The court gave two reasons for its turnabout. First, “to the extent the language in the Operating Agreement is ambiguous, a reasonable construction of the language could be derived from the absence of the word ‘bankruptcy’ from Sections 5.3(f) and 6.4.” The word bankruptcy appears in the agreement’s withdrawal provision and, the court reasoned, could just as easily been included in Section 5.3 and 6.4. “[P]erhaps the parties intended the omission,” the court wrote.

Second, and related to the first, courts are required to “interpret the contract as written, not as it might have been written.” As the court explained,

[T]he Operating Agreement might have been written to expressly include bankruptcy in the list of actions requiring the approval of a member supermajority. This certainly would have been the preferred course. However, it was not unreasonable for the Bankruptcy Court to have found that, despite the lack of specific reference to bankruptcy in the supermajority requirements, the filing of a Chapter 11 bankruptcy constituted a disposition of property requiring approval of a supermajority.

Check Your LLC Agreement

Although business divorce litigation usually does not involve insolvent companies, Catalyst illustrates how a bankruptcy filing can serve as a weapon in a battle among the LLC members when they cannot agree on the winding up of the LLC’s business and/or the liquidation of its assets.

It’s interesting to note the court’s description of the operating agreement in Catalyst as “poorly written” and part of an “off-the-shelf” “LLC kit.” The court also commented on the lack of member involvement with its drafting, “resulting in a disconnect between what the members wanted and what the plain language of the Operating Agreement provided.” I would wager countless other operating agreements have come about in similar fashion in every jurisdiction.

As I’ve warned elsewhere, the use of off-the-shelf, fill-in-the-blank operating agreements is risky business. I suspect the form used in Catalyst borrowed the language, “sale, exchange, or other disposition of all, or substantially all” the LLC’s assets, from traditional business corporation statutes requiring board and shareholder approval for such transactions and triggering dissenting shareholder rights, as found in Article 9 of New York’s Business Corporation Law.
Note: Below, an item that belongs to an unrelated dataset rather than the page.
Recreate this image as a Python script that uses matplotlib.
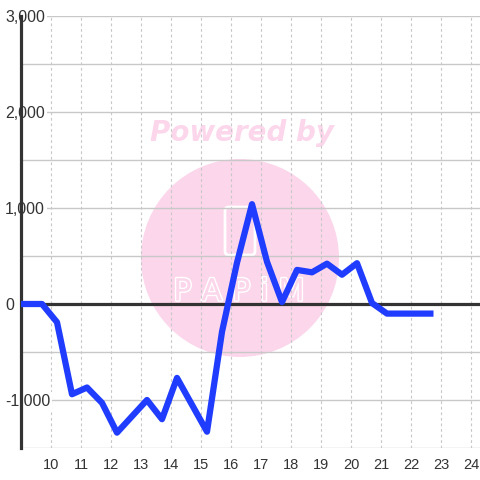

The irony is, LLC statutes (or at least the ones I’ve looked at including New York’s LLC Law) don’t include that particular feature of business corporation statutes as a default rule, much less as a mandatory rule, leaving it instead to such devises as the members see fit to include in the operating agreement.

The decision to file for bankruptcy is existential in the case of Chapter 7 and potentially existential in the case of Chapter 11. I think most would agree, absent unusual circumstances a decision of that magnitude is best not left to a single managing member holding a minority interest in the LLC, and should require at least majority consent of the equity holders.

Members of multi-member LLCs and lawyers who draft operating agreements therefore should check their operating agreements and forms to be sure that the authority to file a bankruptcy petition of any sort requires an appropriate level of manager and member approval.